Fear of ISIS has been a stepping stone for Tehran’s military involvement in Syria and in Iraq and it now seems to be a stepping stone into Afghanistan as well. In short, apart from signing security deals with the Afghan government, Tehran began supplying Taliban militia with weapons and money to fight ISIS in Afghanistan and on the Afghan-Iran border.
The fact that Tehran is supporting a fundamentalist Sunni, and once anti-Shiite, militia is not intuitive, to say the least and 3 questions remain unanswered for now:
- Why is Tehran supporting the Taliban and not the official Afghan armed forces?
- Does Tehran’s support of the Taliban have anything to do with Kabul backing the Saudi war against the Iranian-backed Houthis in Yemen?
- Is funding the Taliban to fight ISIS the real reason for such a drastic move or does Tehran have an alterior motive?
Of course, truthful answers to these questions are overshadowed by the political spins and denials that are already out of control. But answering these questions might be the key to understanding the mindset of the leaders in Tehran.

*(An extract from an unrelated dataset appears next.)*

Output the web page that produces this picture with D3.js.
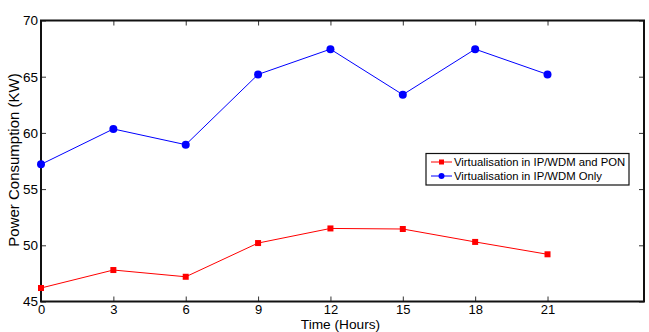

Why Taliban and not the Afghan Military?
The Taliban seems to be the strangest group to partner with Tehran ever. The radical anti-Shiite stance expressed by the Taliban for decades frequently led Tehran and Taliban to outbreaks of violence which cost many lives on both sides. Meanwhile, the governments of Tehran and Kabul have been busy signing MoU’s and agreements over the last year. So why not fund the Afghan military instead of partisan militia?
Once again, there is no simple answer. Perhaps, Tehran is betting on the Taliban warriors, known for their ferocity, to deal with ISIS. Another reason might be that Tehran is covering its bases just in case the Taliban returns to power. What is certain is that Tehran understands that they can more easily sway a militia group such as the Taliban than the Afghan government which has allegiances with Tehran’s regional arch-enemy, Saudi Arabia.
And lastly, but more practically, Tehran has already mined Afghanistan for “volunteers” to fight for Assad in the civil war in Syria and most of these fighters were once Taliban militia.
What About the Houthis and Saudi Arabia?
The Afghan government gave the Saudis a passive “thumbs-up” in their war against the Houthi rebels in Yemen who are backed by Tehran. Needless to say, the Iranians were not happy. But surprisingly, many Afghans were not happy about supporting the Saudis either.
Tehran’s support for the Taliban may, in the future, be equated to its support of the Houthi rebels if the Taliban’s power increases and manages to overthrow the current government.
To make matters more complicated, the Taliban was traditionally supported by Saudi Arabia and funding the Taliban may be a way for Iran to weaken the militia’s ties with the Saudis.
And lastly, one must remember that although Afghanistan’s president visited Tehran, he has visited Riyadh many more times. Meanwhile, over the past two years, 3 Taliban delegations have been welcomed in Tehran where they met with politicians and IRGC officials.
Fighting ISIS or a Bigger Agenda?
Since NATO stepped out of Afghanistan, the situation there is becoming more volatile with many powers trying to fill in the vacuum. Iran is already a significant part of the Afghan economy, especially in regions bordering Iran: Tehran supplies Afghans with electricity and water as well money and infrastructure to support Shiite factions in Afghanistan.
Supporting the Taliban can also feature as a pressure point in the nuclear deal brewing between Iran and the US. Iran has expressed worries that the US could use Afghanistan as a base from which to attack if the nuclear deal goes bust. In fact, some believe that were a nuclear deal to be signed, Tehran would probably back down from supporting Taliban openly.
But much more importantly, Afghanistan could one day become another Iraq for Iran – a country which is dependent financially, politically and militarily to such an extent that opposing Tehran would be unthinkable. By surrounding itself geographically with allies, Iran can export its Islamic Revolution while at the same time, keep these countries free of any power which wants to attack Iran.